- Task requirements
Set the listing down again in full, word for word, with the pictures left out.

- Available data
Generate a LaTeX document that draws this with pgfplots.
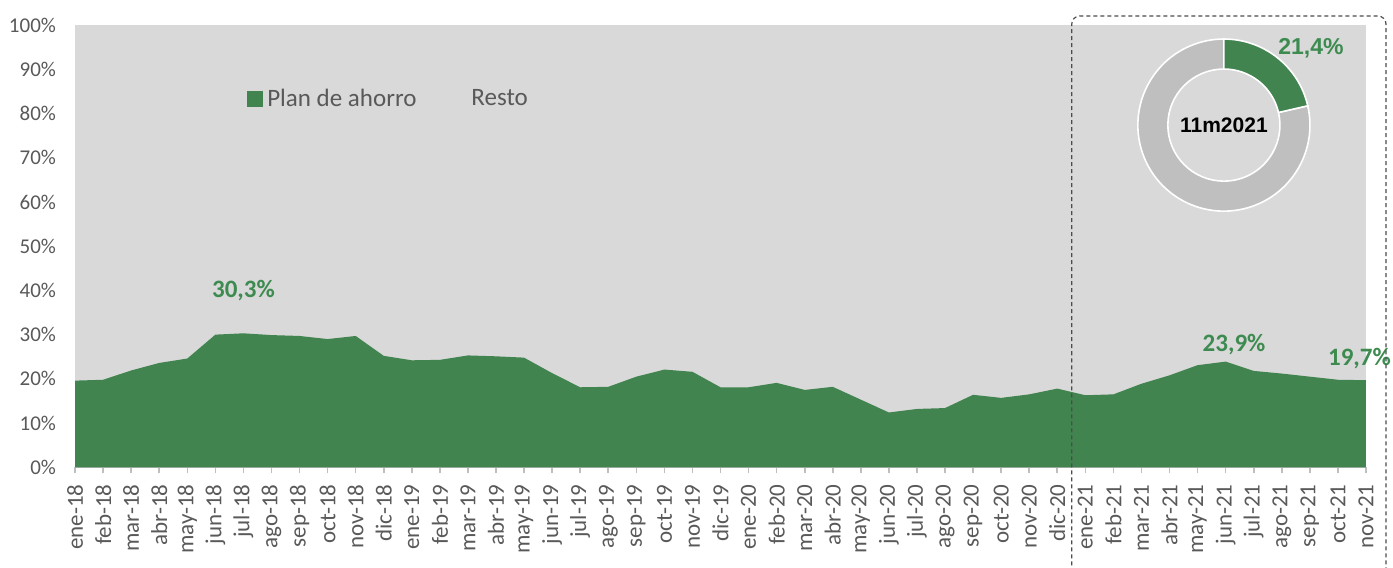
\documentclass[border=0pt]{standalone}
\usepackage{fontspec}
\setmainfont{Carlito}
\newfontfamily\arialf{Liberation Sans}
\usepackage{pgfplots}
\usepackage{pgfplotstable}
\pgfplotsset{compat=1.18}
\definecolor{pgreen}{HTML}{41844F}
\definecolor{lblgreen}{HTML}{3D8B50}
\definecolor{bggrey}{HTML}{D9D9D9}
\definecolor{ringgrey}{HTML}{BFBFBF}
\definecolor{txtgrey}{HTML}{595959}

\pgfplotstableread{
x y
0 19.6
1 19.8
2 21.9
3 23.6
4 24.6
5 30.0
6 30.3
7 29.9
8 29.7
9 29.0
10 29.7
11 25.2
12 24.2
13 24.3
14 25.3
15 25.1
16 24.8
17 21.3
18 18.1
19 18.2
20 20.5
21 22.1
22 21.6
23 18.1
24 18.1
25 19.1
26 17.5
27 18.2
28 15.3
29 12.4
30 13.2
31 13.4
32 16.4
33 15.7
34 16.5
35 17.8
36 16.3
37 16.5
38 18.9
39 20.8
40 23.1
41 23.9
42 21.8
43 21.2
44 20.5
45 19.8
46 19.7
}\plandata

\pgfplotstableread{
x y
0 100
46 100
}\restodata

\begin{document}
\begin{tikzpicture}
\begin{axis}[
  at={(0,0)}, anchor=south west,
  scale only axis, width=645pt, height=221pt,
  xmin=0, xmax=46, ymin=0, ymax=100,
  clip=false,
  axis x line*=bottom, axis y line*=left,
  x axis line style={draw=ringgrey, line width=0.8pt},
  y axis line style={draw=none},
  ytick style={draw=none},
  xtick={0,...,46},
  xticklabels={ene-18,feb-18,mar-18,abr-18,may-18,jun-18,jul-18,ago-18,sep-18,oct-18,nov-18,dic-18,
    ene-19,feb-19,mar-19,abr-19,may-19,jun-19,jul-19,ago-19,sep-19,oct-19,nov-19,dic-19,
    ene-20,feb-20,mar-20,abr-20,may-20,jun-20,jul-20,ago-20,sep-20,oct-20,nov-20,dic-20,
    ene-21,feb-21,mar-21,abr-21,may-21,jun-21,jul-21,ago-21,sep-21,oct-21,nov-21},
  xticklabel style={rotate=90, anchor=east, font=\fontsize{11.5}{12}\selectfont, text=txtgrey, xshift=-2pt},
  x tick style={draw=ringgrey, line width=0.8pt},
  tick align=outside, major tick length=3pt,
  ytick={0,10,...,100},
  yticklabel={\pgfmathprintnumber{\tick}\%},
  yticklabel style={font=\fontsize{10.5}{12}\selectfont, text=txtgrey, xshift=-3pt},
  /pgf/number format/assume math mode=true,
  legend style={at={(axis cs:6.13,83.3)}, anchor=west, draw=none, fill=none, inner sep=0pt,
    font=\fontsize{12.5}{14}\selectfont, text=txtgrey,
    /tikz/every even column/.append style={column sep=15.5pt}},
  legend columns=2,
  legend cell align=left,
]
\addplot[fill=bggrey, draw=none, forget plot] table[x=x,y=y] {\restodata} \closedcycle;
\addplot[fill=pgreen, draw=none, forget plot] table[x=x,y=y] {\plandata} \closedcycle;
\addlegendimage{legend image code/.code={\fill[pgreen] (0pt,-3.75pt) rectangle (7.5pt,3.75pt);}}
\addlegendentry{Plan de ahorro}
\addlegendimage{legend image code/.code={\fill[bggrey] (0pt,-3.75pt) rectangle (7.5pt,3.75pt);}}
\addlegendentry{Resto}
\node[font=\bfseries\fontsize{12.5}{14}\selectfont, text=lblgreen] at (axis cs:6,40) {30,3\%};
\node[font=\bfseries\fontsize{12.5}{14}\selectfont, text=lblgreen] at (axis cs:41.3,27.8) {23,9\%};
\node[font=\bfseries\fontsize{12.5}{14}\selectfont, text=lblgreen, anchor=east, inner sep=0pt] at (axis cs:46.9,24.7) {19,7\%};
\end{axis}
% inset donut (value 21.4 %)
\pgfmathsetmacro{\ang}{90-3.6*21.4}
\begin{scope}[shift={(574pt,171pt)}]
  \filldraw[fill=ringgrey, draw=white, line width=0.8pt] (\ang:43pt) arc[start angle=\ang, end angle=-270, radius=43pt] -- (90:28pt) arc[start angle=-270, end angle=\ang, radius=28pt] -- cycle;
  \filldraw[fill=pgreen, draw=white, line width=0.8pt] (90:43pt) arc[start angle=90, end angle=\ang, radius=43pt] -- (\ang:28pt) arc[start angle=\ang, end angle=90, radius=28pt] -- cycle;
  \node[font=\arialf\bfseries\fontsize{10.5}{12}\selectfont, text=black] at (0,0) {11m2021};
\end{scope}
\node[font=\arialf\bfseries\fontsize{11.5}{13}\selectfont, text=lblgreen] at (617.5pt,209.5pt) {21,4\%};
\draw[dash pattern=on 2pt off 1.5pt, color=black!70, line width=0.6pt, rounded corners=4pt] (498pt,-60pt) rectangle (655pt,225.5pt);
\pgfresetboundingbox
\path[use as bounding box] (-37.5pt,-50pt) rectangle (658.5pt,233.5pt);
\end{tikzpicture}
\end{document}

- The reply
Generate a LaTeX document that draws this with pgfplots.
\documentclass[border=0pt]{standalone}
\usepackage{fontspec}
\setmainfont{Carlito}
\newfontfamily\arialf{Liberation Sans}
\usepackage{pgfplots}
\usepackage{pgfplotstable}
\pgfplotsset{compat=1.18}
\definecolor{pgreen}{HTML}{41844F}
\definecolor{lblgreen}{HTML}{3D8B50}
\definecolor{bggrey}{HTML}{D9D9D9}
\definecolor{ringgrey}{HTML}{BFBFBF}
\definecolor{txtgrey}{HTML}{595959}

\pgfplotstableread{
x y
0 19.6
1 19.8
2 21.9
3 23.6
4 24.6
5 30.0
6 30.3
7 29.9
8 29.7
9 29.0
10 29.7
11 25.2
12 24.2
13 24.3
14 25.3
15 25.1
16 24.8
17 21.3
18 18.1
19 18.2
20 20.5
21 22.1
22 21.6
23 18.1
24 18.1
25 19.1
26 17.5
27 18.2
28 15.3
29 12.4
30 13.2
31 13.4
32 16.4
33 15.7
34 16.5
35 17.8
36 16.3
37 16.5
38 18.9
39 20.8
40 23.1
41 23.9
42 21.8
43 21.2
44 20.5
45 19.8
46 19.7
}\plandata

\pgfplotstableread{
x y
0 100
46 100
}\restodata

\begin{document}
\begin{tikzpicture}
\begin{axis}[
  at={(0,0)}, anchor=south west,
  scale only axis, width=645pt, height=221pt,
  xmin=0, xmax=46, ymin=0, ymax=100,
  clip=false,
  axis x line*=bottom, axis y line*=left,
  x axis line style={draw=ringgrey, line width=0.8pt},
  y axis line style={draw=none},
  ytick style={draw=none},
  xtick={0,...,46},
  xticklabels={ene-18,feb-18,mar-18,abr-18,may-18,jun-18,jul-18,ago-18,sep-18,oct-18,nov-18,dic-18,
    ene-19,feb-19,mar-19,abr-19,may-19,jun-19,jul-19,ago-19,sep-19,oct-19,nov-19,dic-19,
    ene-20,feb-20,mar-20,abr-20,may-20,jun-20,jul-20,ago-20,sep-20,oct-20,nov-20,dic-20,
    ene-21,feb-21,mar-21,abr-21,may-21,jun-21,jul-21,ago-21,sep-21,oct-21,nov-21},
  xticklabel style={rotate=90, anchor=east, font=\fontsize{11.5}{12}\selectfont, text=txtgrey, xshift=-2pt},
  x tick style={draw=ringgrey, line width=0.8pt},
  tick align=outside, major tick length=3pt,
  ytick={0,10,...,100},
  yticklabel={\pgfmathprintnumber{\tick}\%},
  yticklabel style={font=\fontsize{10.5}{12}\selectfont, text=txtgrey, xshift=-3pt},
  /pgf/number format/assume math mode=true,
  legend style={at={(axis cs:6.13,83.3)}, anchor=west, draw=none, fill=none, inner sep=0pt,
    font=\fontsize{12.5}{14}\selectfont, text=txtgrey,
    /tikz/every even column/.append style={column sep=15.5pt}},
  legend columns=2,
  legend cell align=left,
]
\addplot[fill=bggrey, draw=none, forget plot] table[x=x,y=y] {\restodata} \closedcycle;
\addplot[fill=pgreen, draw=none, forget plot] table[x=x,y=y] {\plandata} \closedcycle;
\addlegendimage{legend image code/.code={\fill[pgreen] (0pt,-3.75pt) rectangle (7.5pt,3.75pt);}}
\addlegendentry{Plan de ahorro}
\addlegendimage{legend image code/.code={\fill[bggrey] (0pt,-3.75pt) rectangle (7.5pt,3.75pt);}}
\addlegendentry{Resto}
\node[font=\bfseries\fontsize{12.5}{14}\selectfont, text=lblgreen] at (axis cs:6,40) {30,3\%};
\node[font=\bfseries\fontsize{12.5}{14}\selectfont, text=lblgreen] at (axis cs:41.3,27.8) {23,9\%};
\node[font=\bfseries\fontsize{12.5}{14}\selectfont, text=lblgreen, anchor=east, inner sep=0pt] at (axis cs:46.9,24.7) {19,7\%};
\end{axis}
% inset donut (value 21.4 %)
\pgfmathsetmacro{\ang}{90-3.6*21.4}
\begin{scope}[shift={(574pt,171pt)}]
  \filldraw[fill=ringgrey, draw=white, line width=0.8pt] (\ang:43pt) arc[start angle=\ang, end angle=-270, radius=43pt] -- (90:28pt) arc[start angle=-270, end angle=\ang, radius=28pt] -- cycle;
  \filldraw[fill=pgreen, draw=white, line width=0.8pt] (90:43pt) arc[start angle=90, end angle=\ang, radius=43pt] -- (\ang:28pt) arc[start angle=\ang, end angle=90, radius=28pt] -- cycle;
  \node[font=\arialf\bfseries\fontsize{10.5}{12}\selectfont, text=black] at (0,0) {11m2021};
\end{scope}
\node[font=\arialf\bfseries\fontsize{11.5}{13}\selectfont, text=lblgreen] at (617.5pt,209.5pt) {21,4\%};
\draw[dash pattern=on 2pt off 1.5pt, color=black!70, line width=0.6pt, rounded corners=4pt] (498pt,-60pt) rectangle (655pt,225.5pt);
\pgfresetboundingbox
\path[use as bounding box] (-37.5pt,-50pt) rectangle (658.5pt,233.5pt);
\end{tikzpicture}
\end{document}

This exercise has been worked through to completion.